You must forgive me for being close-mouthed about the details when speaking to
strangers. It is my own inadequacy that stills my pen. An event beyond human
understanding cannot be described in human words to those who have no referent
experiences, no frame, in which to understand it. If you wonder how I, as a
human, could have witnessed an event beyond human understanding, I can only hint
that we humans are not what we think we are. The truth of the matter is far
more glorious than we suspect.
My question to my respected fellow atheists (if I may so call you, for I have
only departed your company recently) is this: what does an honest and rational
man do when he has a supernatural experience?
Does he, like Scrooge, claim Marlowe's ghost is a bit of beef, a product of bad
digestion? Does he accuse himself of hallucination rather than entertain the
opinion that his axioms might be mistaken? Occam's razor, plus a modicum of
intellectual integrity, would seem to militate against this assumption.

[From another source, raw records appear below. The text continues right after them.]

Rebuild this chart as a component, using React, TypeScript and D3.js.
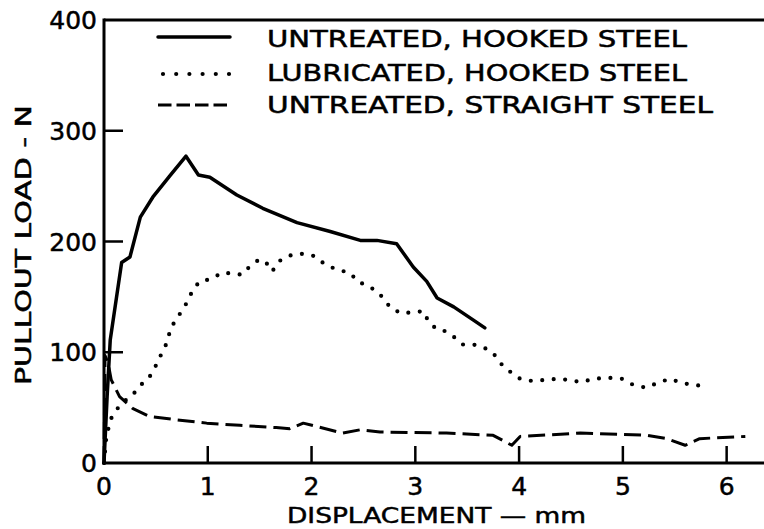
import React from 'react';
import * as d3 from 'd3';

// displacement (mm), pullout load (N)
const untreatedHooked: [number, number][] = [
  [0.0, 0], [0.03, 60], [0.06, 111], [0.17, 181], [0.25, 186], [0.35, 222],
  [0.47, 240], [0.64, 260], [0.79, 277], [0.91, 260], [1.02, 258], [1.28, 242],
  [1.53, 230], [1.86, 217], [2.18, 209], [2.47, 201], [2.63, 201], [2.82, 198],
  [2.98, 177], [3.11, 164], [3.21, 149], [3.37, 141], [3.56, 129], [3.67, 122],
];

const lubricatedHooked: [number, number][] = [
  [0.0, 0], [0.02, 21], [0.06, 39], [0.15, 52], [0.3, 64], [0.38, 73], [0.44, 78],
  [0.49, 86], [0.54, 96], [0.59, 105], [0.65, 123], [0.7, 130], [0.8, 145],
  [0.85, 155], [0.92, 164], [1.03, 166], [1.14, 172], [1.24, 171], [1.33, 170],
  [1.41, 178], [1.5, 184], [1.57, 180], [1.62, 173], [1.7, 183], [1.81, 188],
  [1.92, 189], [2.02, 187], [2.09, 182], [2.18, 177], [2.28, 174], [2.38, 171],
  [2.44, 164], [2.54, 160], [2.63, 155], [2.7, 148], [2.76, 140], [2.87, 135],
  [2.96, 136], [3.08, 137], [3.12, 129], [3.2, 121], [3.29, 119], [3.37, 114],
  [3.46, 107], [3.56, 107], [3.69, 103], [3.77, 97], [3.84, 88], [3.92, 82],
  [4.01, 76], [4.13, 74], [4.25, 75], [4.37, 76], [4.48, 75], [4.6, 73],
  [4.72, 76], [4.85, 77], [4.99, 76], [5.09, 71], [5.22, 68], [5.33, 72],
  [5.45, 76], [5.58, 72], [5.73, 70],
];

const untreatedStraight: [number, number][] = [
  [0.0, 0], [0.01, 97], [0.04, 90], [0.07, 75], [0.15, 60], [0.28, 49],
  [0.44, 42], [0.7, 39], [0.99, 36], [1.31, 34], [1.66, 32], [1.79, 31],
  [1.92, 36], [2.3, 27], [2.47, 30], [2.66, 28], [3.3, 27], [3.75, 25],
  [3.93, 16], [4.01, 24], [4.59, 27], [5.23, 25], [5.42, 22], [5.6, 16],
  [5.74, 22], [6.18, 24],
];

const xTicks = [0, 1, 2, 3, 4, 5, 6];
const yTicks = [0, 100, 200, 300, 400];
const legendLabels = [
  'UNTREATED, HOOKED STEEL',
  'LUBRICATED, HOOKED STEEL',
  'UNTREATED, STRAIGHT STEEL',
];

const W = 764;
const H = 529;
const font = '"DejaVu Sans", sans-serif';

const x = d3.scaleLinear().domain([0, 6.36]).range([104, 764]);
const y = d3.scaleLinear().domain([0, 400]).range([463, 20]);

const line = d3
  .line<[number, number]>()
  .x((d) => x(d[0]))
  .y((d) => y(d[1]));

const styles = [
  { dash: undefined, width: 3.5, cap: 'round' },
  { dash: '0 11.5', width: 4.2, cap: 'round' },
  { dash: '17 7', width: 3, cap: 'butt' },
];

const series = [untreatedHooked, lubricatedHooked, untreatedStraight];

const legendY = [37, 74, 105];
const legendBase = [46.5, 80.5, 113];
const legendWidth = [420, 420, 446];

export default function App() {
  return (
    <svg
      width={W}
      height={H}
      style={{ position: 'absolute', left: 0, top: 0, background: '#fff' }}
    >
      {/* frame: left axis, bottom axis, top line */}
      <g stroke="#000" strokeWidth={3} fill="none">
        <line x1={x(0)} x2={x(0)} y1={y(0) + 1.5} y2={y(400) - 1.5} />
        <line x1={x(0)} x2={W} y1={y(0)} y2={y(0)} />
        <line x1={x(0)} x2={W} y1={y(400)} y2={y(400)} />
      </g>

      {/* ticks */}
      <g stroke="#000" strokeWidth={2.5}>
        {xTicks.slice(1).map((t) => (
          <line key={t} x1={x(t)} x2={x(t)} y1={y(0)} y2={y(0) - 17} />
        ))}
        {yTicks.slice(1, -1).map((t) => (
          <line key={t} x1={x(0)} x2={x(0) + 19} y1={y(t)} y2={y(t)} />
        ))}
      </g>

      <g fontFamily={font} fontSize={25} fill="#000" stroke="#000" strokeWidth={0.5}>
        {xTicks.map((t) => (
          <text key={t} x={x(t)} y={495} textAnchor="middle">
            {t}
          </text>
        ))}
        {yTicks.map((t) => (
          <text key={t} x={97} y={y(t) + 9} textAnchor="end">
            {t}
          </text>
        ))}
      </g>

      {/* axis titles */}
      <g fontFamily={font} fontSize={22} fill="#000" stroke="#000" strokeWidth={0.5}>
        <text x={287} y={523} textLength={299} lengthAdjust="spacingAndGlyphs">
          DISPLACEMENT — mm
        </text>
        <text
          transform="translate(31,245) rotate(-90)"
          textAnchor="middle"
          textLength={280}
          lengthAdjust="spacingAndGlyphs"
        >
          PULLOUT LOAD - N
        </text>
      </g>

      {/* curves */}
      {series.map((s, i) => (
        <path
          key={i}
          d={line(s) ?? ''}
          fill="none"
          stroke="#000"
          strokeWidth={styles[i].width}
          strokeDasharray={styles[i].dash}
          strokeLinecap={styles[i].cap as any}
          strokeLinejoin="round"
        />
      ))}

      {/* legend */}
      {legendLabels.map((label, i) => (
        <g key={label}>
          <line
            x1={i === 1 ? 163 : 158}
            x2={230}
            y1={legendY[i]}
            y2={legendY[i]}
            stroke="#000"
            strokeWidth={styles[i].width}
            strokeDasharray={i === 1 ? '0 13.2' : i === 2 ? '13.5 5' : undefined}
            strokeLinecap={styles[i].cap as any}
          />
          <text
            x={267}
            y={legendBase[i]}
            fontFamily={font}
            fontSize={22.5}
            fill="#000"
            stroke="#000"
            strokeWidth={0.5}
            textLength={legendWidth[i]}
            lengthAdjust="spacingAndGlyphs"
          >
            {label}
          </text>
        </g>
      ))}
    </svg>
  );
}
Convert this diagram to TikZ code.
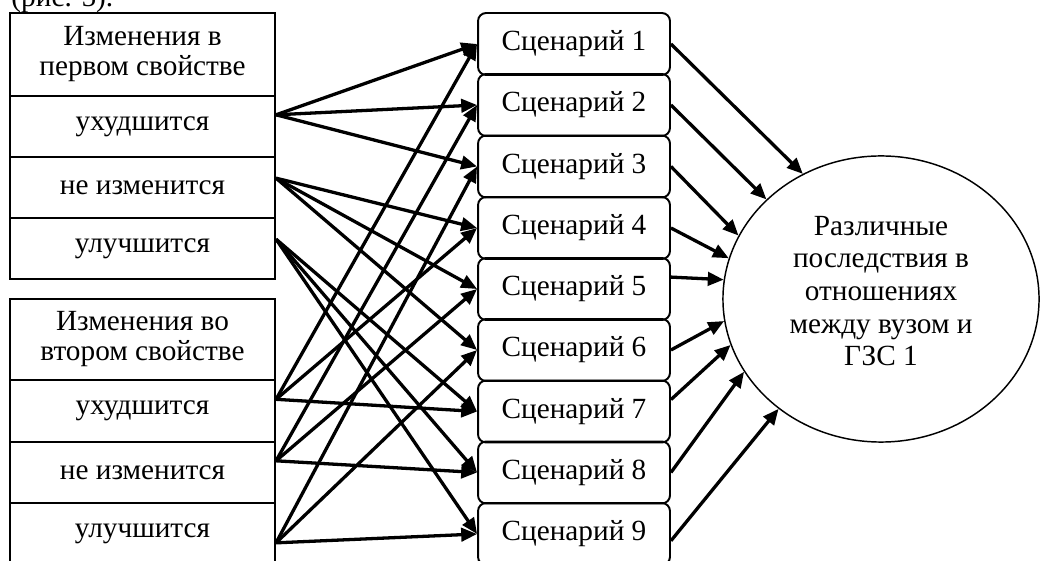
\documentclass[tikz,border=0pt]{standalone}
\usepackage{fontspec}
\setmainfont{Liberation Serif}
\usetikzlibrary{arrows.meta, shapes.geometric}

\tikzset{
  cell/.style={rectangle, draw, line width=0.8pt, minimum width=108.7pt, minimum height=25pt, inner sep=0pt},
  head/.style={cell, minimum height=34pt, font=\fontsize{12}{12.3}\selectfont},
  scen/.style={rectangle, draw, rounded corners=3.3pt, line width=0.8pt, minimum width=78.7pt, minimum height=25.4pt, inner sep=0pt},
  link/.style={->, line width=1.35pt}
}

\begin{document}
\begin{tikzpicture} [align=center, x=0.41pt, y=-0.41pt, font=\fontsize{12}{13.4}\selectfont,
  >={Triangle[length=6.5pt, width=5.5pt]}]
\useasboundingbox (0, 0) rectangle (1040, 561);

\path (11, 7) node[anchor=base west, inner sep=0pt] (cap) {(рис. 5).}

      (142.5, 54.5) node[head] (h1) {Изменения в\\первом свойстве}
      (142.5, 126.5) node[cell] (u1) {ухудшится}
      (142.5, 187.5) node[cell] (n1) {не изменится}
      (142.5, 248.5) node[cell] (b1) {улучшится}

      (142.5, 339.5) node[head, minimum height=33.2pt] (h2) {Изменения во\\втором свойстве}
      (142.5, 411) node[cell] (u2) {ухудшится}
      (142.5, 472.5) node[cell] (n2) {не изменится}
      (142.5, 533.5) node[cell] (b2) {улучшится}

      (574, 44) node[scen] (s1) {Сценарий 1}
      (574, 105) node[scen] (s2) {Сценарий 2}
      (574, 166.5) node[scen] (s3) {Сценарий 3}
      (574, 228) node[scen] (s4) {Сценарий 4}
      (574, 289) node[scen] (s5) {Сценарий 5}
      (574, 350) node[scen] (s6) {Сценарий 6}
      (574, 411.5) node[scen] (s7) {Сценарий 7}
      (574, 472.5) node[scen] (s8) {Сценарий 8}
      (574, 534) node[scen] (s9) {Сценарий 9}

      (881, 299) node[ellipse, draw, line width=0.6pt, minimum width=129.6pt,
                      minimum height=117.3pt, inner sep=0pt] (res)
                 {Различные\\последствия в\\отношениях\\между вузом и\\ГЗС 1\\[-6.8pt]};

% first property
\draw[link] (u1.5) to (s1.west);
\draw[link] (u1.5) to (s2.west);
\draw[link] (u1.5) to (s3.west);
\draw[link] (n1.4) to (s4.west);
\draw[link] (n1.4) to (s5.west);
\draw[link] (n1.4) to (s6.west);
\draw[link] (b1.4) to (s7.west);
\draw[link] (b1.4) to (s8.west);
\draw[link] (b1.4) to (s9.west);

% second property
\draw[link] (u2.5) to (s1.west);
\draw[link] (u2.5) to (s4.west);
\draw[link] (u2.5) to (s7.west);
\draw[link] (n2.5) to (s2.west);
\draw[link] (n2.5) to (s5.west);
\draw[link] (n2.5) to (s8.west);
\draw[link] (b2.-4) to (s3.west);
\draw[link] (b2.-4) to (s6.west);
\draw[link] (b2.-4) to (s9.west);

% scenarios to result
\draw[link] (s1.east) to (res.122);
\draw[link] (s2.east) to (res.139);
\draw[link] (s3.east) to (res.156);
\draw[link] (s4.east) to (res.165);
\draw[link] (s5.7) to (res.173);
\draw[link] (s6.east) to (res.188);
\draw[link] (s7.7) to (res.197);
\draw[link] (s8.east) to (res.208);
\draw[link] (s9.-4) to (res.227);

\end{tikzpicture}
\end{document}
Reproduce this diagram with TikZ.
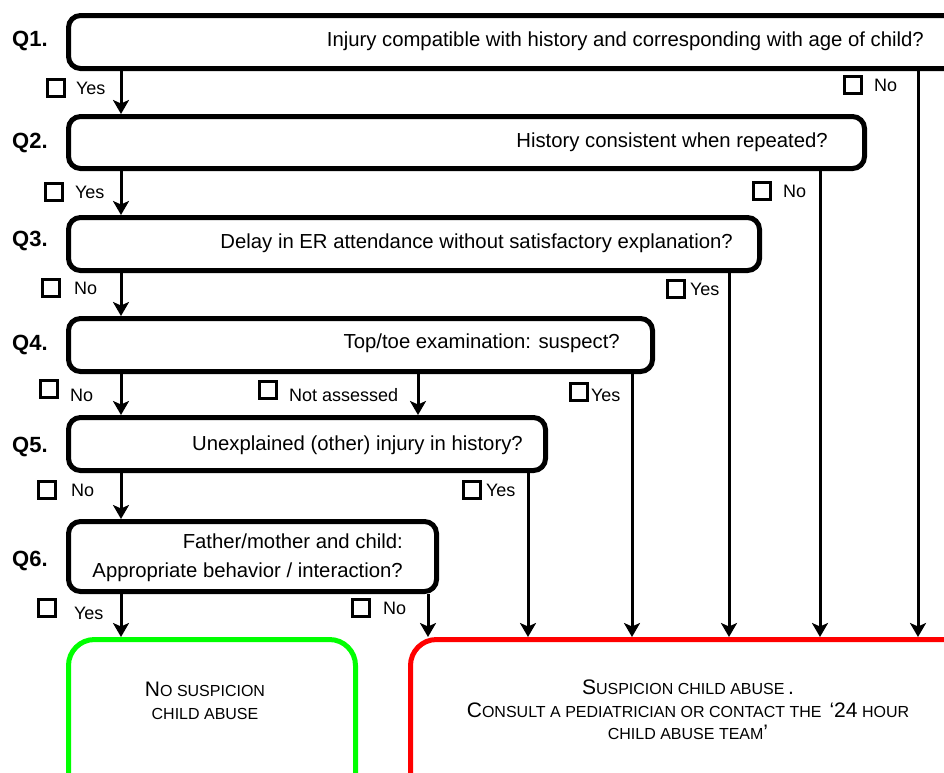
\documentclass[tikz,border=0pt]{standalone}
\usepackage{fontspec}
\setmainfont{Liberation Sans}
\usetikzlibrary{arrows.meta,positioning}
\tikzstyle{question}=[draw,line width=5pt,rounded corners=12pt,anchor=north west,inner sep=0pt]
\tikzstyle{qlabel}=[font=\fontsize{22}{24}\selectfont\bfseries,anchor=west,inner sep=0pt]
\tikzstyle{qtext}=[font=\fontsize{20.3}{29}\selectfont,anchor=east,inner sep=0pt,align=right]
\tikzstyle{check}=[draw,line width=3.2pt,minimum size=16.5pt,inner sep=0pt]
\tikzstyle{answer}=[font=\fontsize{18}{20}\selectfont,inner sep=0pt,anchor=west]
\tikzstyle{outcome}=[line width=5pt,rounded corners=26pt,anchor=north west,inner sep=0pt]
\tikzstyle{verdict}=[font=\fontsize{16}{22.5}\selectfont,align=center,inner sep=0pt]
\tikzstyle{flow}=[line width=3pt,-{Stealth[length=14pt,width=16pt,inset=3.5pt]}]
\newcommand{\capbig}[1]{{\fontsize{21}{22.5}\selectfont #1}}
\newcommand{\capsmall}[1]{{\fontsize{16}{22.5}\selectfont #1}}
\begin{document}
\begin{tikzpicture}[x=1pt,y=-1pt]
\useasboundingbox (0,0) rectangle (944,772);

% QUESTION BOXES

\node[question,minimum width=894pt,minimum height=53pt] (q1) at (66,13) {};
\node[question,minimum width=796pt,minimum height=52pt] (q2) at (66,114) {};
\node[question,minimum width=691pt,minimum height=53pt] (q3) at (66,215) {};
\node[question,minimum width=584pt,minimum height=53pt] (q4) at (66,316) {};
\node[question,minimum width=477pt,minimum height=53pt] (q5) at (66,415) {};
\node[question,minimum width=368pt,minimum height=70pt] (q6) at (66,519) {};

\node[qlabel] (lq1) at (12,41) {Q1.};
\node[qlabel] (lq2) at (12,143) {Q2.};
\node[qlabel] (lq3) at (12,241) {Q3.};
\node[qlabel] (lq4) at (12,345) {Q4.};
\node[qlabel] (lq5) at (12,447) {Q5.};
\node[qlabel] (lq6) at (12,561) {Q6.};

\node[qtext] (tq1) at (924,41) {Injury compatible with history and corresponding with age of child?};
\node[qtext] (tq2) at (828,142) {History consistent when repeated?};
\node[qtext] (tq3) at (733,243) {Delay in ER attendance without satisfactory explanation?};
\node[qtext] (tq4) at (620,343) {Top/toe examination: suspect?};
\node[qtext] (tq5) at (523,445) {Unexplained (other) injury in history?};
\node[qtext] (tq6) at (403,558) {Father/mother and child:\\Appropriate behavior / interaction?};

% OUTCOMES

\node[outcome,draw=green,minimum width=287pt,minimum height=160pt] (nosusp) at (66,637) {};
\node[outcome,draw=red,minimum width=560pt,minimum height=160pt] (susp) at (408,637) {};

\node[verdict] (tnosusp) at (205,701)
  {\capbig{N}\capsmall{O SUSPICION}\\\capsmall{CHILD ABUSE}};
\node[verdict] (tsusp) at (688,710)
  {\capbig{S}\capsmall{USPICION CHILD ABUSE}\capbig{\,.}\\
   \capbig{C}\capsmall{ONSULT A PEDIATRICIAN OR CONTACT THE} \capbig{\,`24} \capsmall{HOUR}\\
   \capsmall{CHILD ABUSE TEAM}\capbig{'}};

% ANSWERS

\node[check] (c1y) at (56,88) {};
\node[answer,right=10pt of c1y] {Yes};
\node[check] (c1n) at (853,85) {};
\node[answer,right=11pt of c1n] {No};

\node[check] (c2y) at (54,192) {};
\node[answer,right=11pt of c2y] {Yes};
\node[check] (c2n) at (762,191) {};
\node[answer,right=11pt of c2n] {No};

\node[check] (c3n) at (51,288) {};
\node[answer,right=13pt of c3n] {No};
\node[check] (c3y) at (676,289) {};
\node[answer,right=4pt of c3y] {Yes};

\node[check] (c4n) at (49,389) {};
\node[answer,right=11pt of c4n,yshift=-6pt] {No};
\node[check] (c4x) at (268,390) {};
\node[answer,right=11pt of c4x,yshift=-5pt] {Not assessed};
\node[check] (c4y) at (579,392) {};
\node[answer,right=2pt of c4y,yshift=-3pt] {Yes};

\node[check] (c5n) at (47,490) {};
\node[answer,right=14pt of c5n] {No};
\node[check] (c5y) at (472,490) {};
\node[answer,right=4pt of c5y] {Yes};

\node[check] (c6y) at (47,608) {};
\node[answer,right=17pt of c6y,yshift=-5pt] {Yes};
\node[check] (c6n) at (361,608) {};
\node[answer,right=12pt of c6n] {No};

% CONNECTIONS

\coordinate (left) at (121,0);
\coordinate (l4x) at (418,0);
\coordinate (l6n) at (428,0);
\coordinate (l5y) at (528,0);
\coordinate (l4y) at (632,0);
\coordinate (l3y) at (729,0);
\coordinate (l2n) at (820,0);
\coordinate (l1n) at (918,0);

\draw[flow] (left |- q1.south) -- (left |- q2.north);
\draw[flow] (left |- q2.south) -- (left |- q3.north);
\draw[flow] (left |- q3.south) -- (left |- q4.north);
\draw[flow] (left |- q4.south) -- (left |- q5.north);
\draw[flow] (left |- q5.south) -- (left |- q6.north);
\draw[flow] (left |- q6.south) -- (left |- nosusp.north);
\draw[flow] (l4x |- q4.south) -- (l4x |- q5.north);

\draw[flow] (l6n |- q6.south) -- (l6n |- susp.north);
\draw[flow] (l5y |- q5.south) -- (l5y |- susp.north);
\draw[flow] (l4y |- q4.south) -- (l4y |- susp.north);
\draw[flow] (l3y |- q3.south) -- (l3y |- susp.north);
\draw[flow] (l2n |- q2.south) -- (l2n |- susp.north);
\draw[flow] (l1n |- q1.south) -- (l1n |- susp.north);

\end{tikzpicture}
\end{document}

I ask this in all seriousness. What does one do when overwhelming evidence
suddenly breaks in on you that your entire system of the world, so carefully
constructed by materialist rational philosophy over many years of painstaking
thought, is utterly wrong and discredited? Pretend it did not happen?
Once upon a time, I saw the Goodyear blimp hanging over the town where I went
to college. Back on campus, I told some friends of mine of the sighting. All of
them knew of my sobriety and honesty, and yet not one of them believed me. Not
one. Even though I am an avowed skeptic of long practice and impeccable
credentials, I was at a loss to explain their skepticism.
But, gosh, am I glad I did not see a flying saucer.